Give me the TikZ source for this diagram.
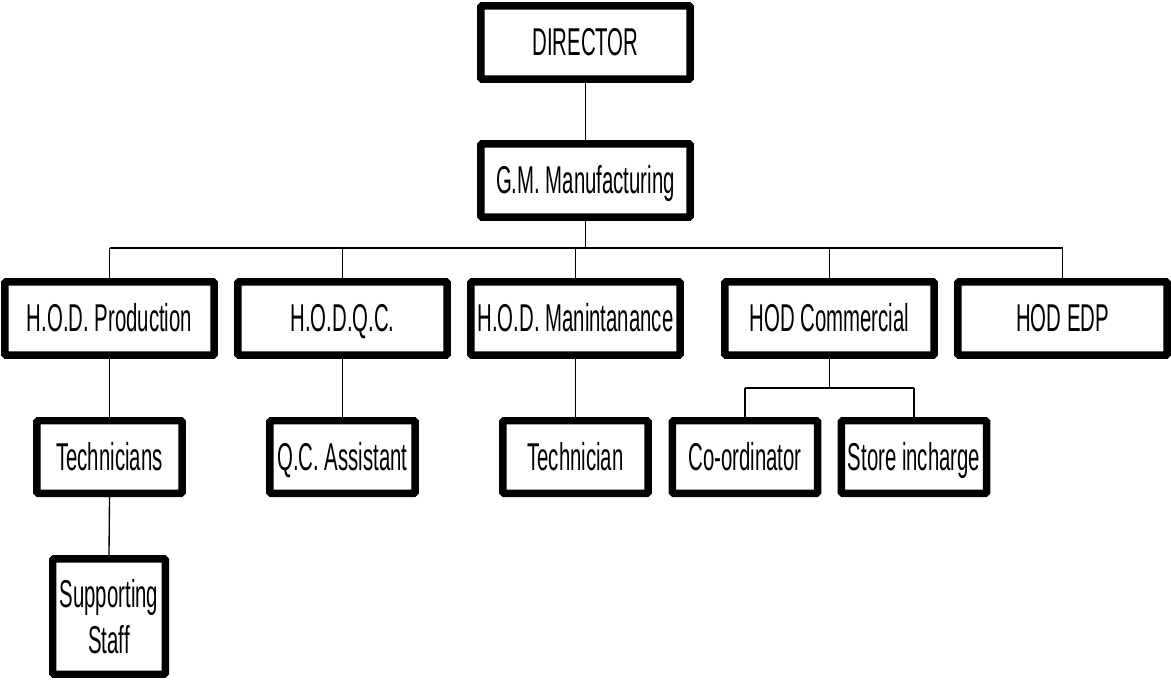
\documentclass[tikz,border=0pt]{standalone}
\usepackage{fontspec}
\setmainfont[FakeStretch=0.525]{Liberation Sans}
\usetikzlibrary{calc}
\tikzset{
 unit/.style={draw,line width=5.6pt,rounded corners=1pt,align=center,
             inner sep=0pt,font=\fontsize{29.1}{34}\selectfont},
 box/.style={unit,minimum width=157pt,minimum height=55pt,
             text height=20pt,text depth=0pt},
 smallbox/.style={box,minimum width=109pt,minimum height=54.4pt},
 link/.style={line width=1pt}
}
\begin{document}
\begin{tikzpicture}[x=0.75pt,y=-0.75pt]
\useasboundingbox (0,0) rectangle (1171,679);
\coordinate (bus) at (0,248);
\coordinate (subbus) at (0,388);
\node[box] (dir) at (585.5,42.5) {DIRECTOR};
\node[box] (gm) at (585.5,180.5) {G.M. Manufacturing};
\node[box] (prod) at (109.5,318.5) {H.O.D. Production};
\node[box] (hqc) at (342.5,318.5) {H.O.D.Q.C.};
\node[box] (maint) at (575.5,318.5) {H.O.D. Manintanance};
\node[box] (comm) at (829.5,318.5) {HOD Commercial};
\node[box] (edp) at (1062.5,318.5) {HOD EDP};
\node[smallbox] (techs) at (109.5,457) {Technicians};
\node[smallbox] (qca) at (342.5,457) {Q.C. Assistant};
\node[smallbox] (tech) at (575.5,457) {Technician};
\node[smallbox] (coord) at (745,457) {Co-ordinator};
\node[smallbox] (store) at (914,457) {Store incharge};
\node[unit,minimum width=84.4pt,minimum height=86.6pt] (staff) at (109,616.5) {Supporting\\Staff};
% connectors
\begin{scope}[on background layer/.try]
\draw[link] (dir.south) -- (gm.north);
\draw[link] (gm.south) -- (gm.south |- bus);
\draw[link] (prod.north |- bus) -- (edp.north |- bus);
\foreach \n in {prod,hqc,maint,comm,edp}
  \draw[link] (\n.north |- bus) -- (\n.north);
\draw[link] (prod.south) -- (techs.north);
\draw[link] (techs.south) -- (staff.north);
\draw[link] (hqc.south) -- (qca.north);
\draw[link] (maint.south) -- (tech.north);
\draw[link] (comm.south) -- (comm.south |- subbus);
\draw[link] (coord.north |- subbus) -- (store.north |- subbus);
\draw[link] (coord.north |- subbus) -- (coord.north);
\draw[link] (store.north |- subbus) -- (store.north);
\end{scope}
\end{tikzpicture}
\end{document}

--*--

(WRITTEN EXERCISE)
Reproduce the data word for word, excluding its pictures.

(WRITTEN ANSWER)
Give me the TikZ source for this diagram.
\documentclass[tikz,border=0pt]{standalone}
\usepackage{fontspec}
\setmainfont[FakeStretch=0.525]{Liberation Sans}
\usetikzlibrary{calc}
\tikzset{
 unit/.style={draw,line width=5.6pt,rounded corners=1pt,align=center,
             inner sep=0pt,font=\fontsize{29.1}{34}\selectfont},
 box/.style={unit,minimum width=157pt,minimum height=55pt,
             text height=20pt,text depth=0pt},
 smallbox/.style={box,minimum width=109pt,minimum height=54.4pt},
 link/.style={line width=1pt}
}
\begin{document}
\begin{tikzpicture}[x=0.75pt,y=-0.75pt]
\useasboundingbox (0,0) rectangle (1171,679);
\coordinate (bus) at (0,248);
\coordinate (subbus) at (0,388);
\node[box] (dir) at (585.5,42.5) {DIRECTOR};
\node[box] (gm) at (585.5,180.5) {G.M. Manufacturing};
\node[box] (prod) at (109.5,318.5) {H.O.D. Production};
\node[box] (hqc) at (342.5,318.5) {H.O.D.Q.C.};
\node[box] (maint) at (575.5,318.5) {H.O.D. Manintanance};
\node[box] (comm) at (829.5,318.5) {HOD Commercial};
\node[box] (edp) at (1062.5,318.5) {HOD EDP};
\node[smallbox] (techs) at (109.5,457) {Technicians};
\node[smallbox] (qca) at (342.5,457) {Q.C. Assistant};
\node[smallbox] (tech) at (575.5,457) {Technician};
\node[smallbox] (coord) at (745,457) {Co-ordinator};
\node[smallbox] (store) at (914,457) {Store incharge};
\node[unit,minimum width=84.4pt,minimum height=86.6pt] (staff) at (109,616.5) {Supporting\\Staff};
% connectors
\begin{scope}[on background layer/.try]
\draw[link] (dir.south) -- (gm.north);
\draw[link] (gm.south) -- (gm.south |- bus);
\draw[link] (prod.north |- bus) -- (edp.north |- bus);
\foreach \n in {prod,hqc,maint,comm,edp}
  \draw[link] (\n.north |- bus) -- (\n.north);
\draw[link] (prod.south) -- (techs.north);
\draw[link] (techs.south) -- (staff.north);
\draw[link] (hqc.south) -- (qca.north);
\draw[link] (maint.south) -- (tech.north);
\draw[link] (comm.south) -- (comm.south |- subbus);
\draw[link] (coord.north |- subbus) -- (store.north |- subbus);
\draw[link] (coord.north |- subbus) -- (coord.north);
\draw[link] (store.north |- subbus) -- (store.north);
\end{scope}
\end{tikzpicture}
\end{document}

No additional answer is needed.